Preference-based optimization from noisy pairwise comparisons

TL;DR

This paper introduces a preference-based optimization algorithm that learns from noisy pairwise comparisons, effectively converging to a stationary point and demonstrating promising results in control system experiments.

Contribution

It proposes a novel optimization method that utilizes noisy preference feedback and uniform-sphere perturbations, advancing learning from comparison-based data.

Findings

Algorithm converges to a stationary point under standard assumptions

Numerical experiments validate effectiveness on an LQG system

Comparison feedback improves optimization in preference-based settings

Abstract

In interactive systems, feedback is often provided in the form of preference between queried options rather than precise scores, which motivates optimization methods to learn from such comparisons.

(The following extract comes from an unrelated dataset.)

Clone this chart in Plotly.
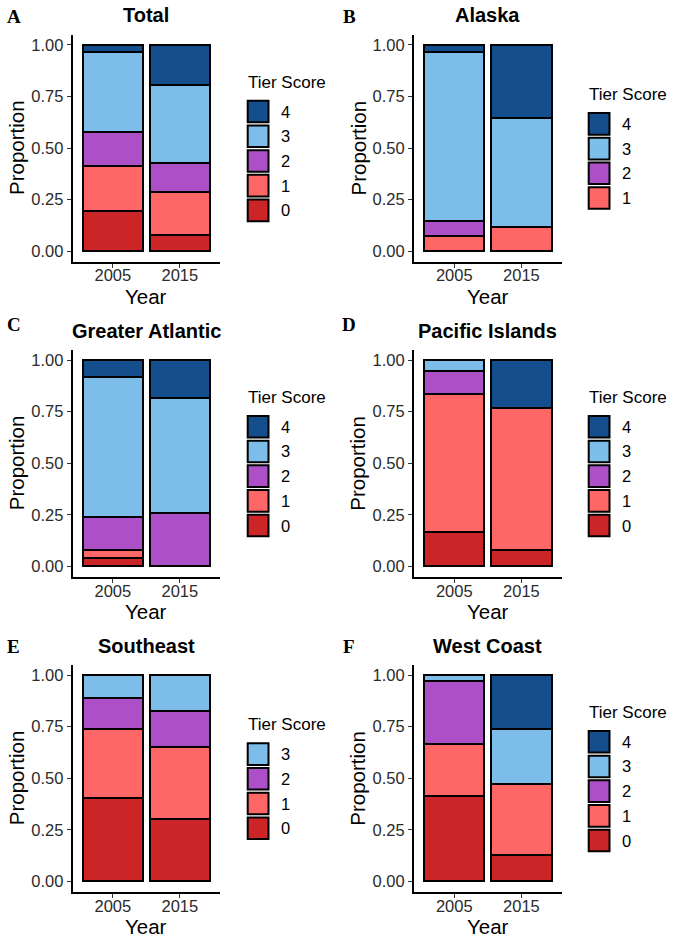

In this work, we propose a preference-based optimization algorithm that relies on noisy two-point comparisons. At each iteration, the algorithm employs a uniform-sphere perturbation to generate a perturbed action and queries the resulting loss comparison to estimate a descent direction. We demonstrate that, under standard smoothness and bounded variance assumptions, the algorithm converges to a stationary point when the smoothing and step size parameters are properly chosen. Numerical experiments on an LQG system demonstrate the effectiveness of the preference-based optimization algorithm with comparison feedback.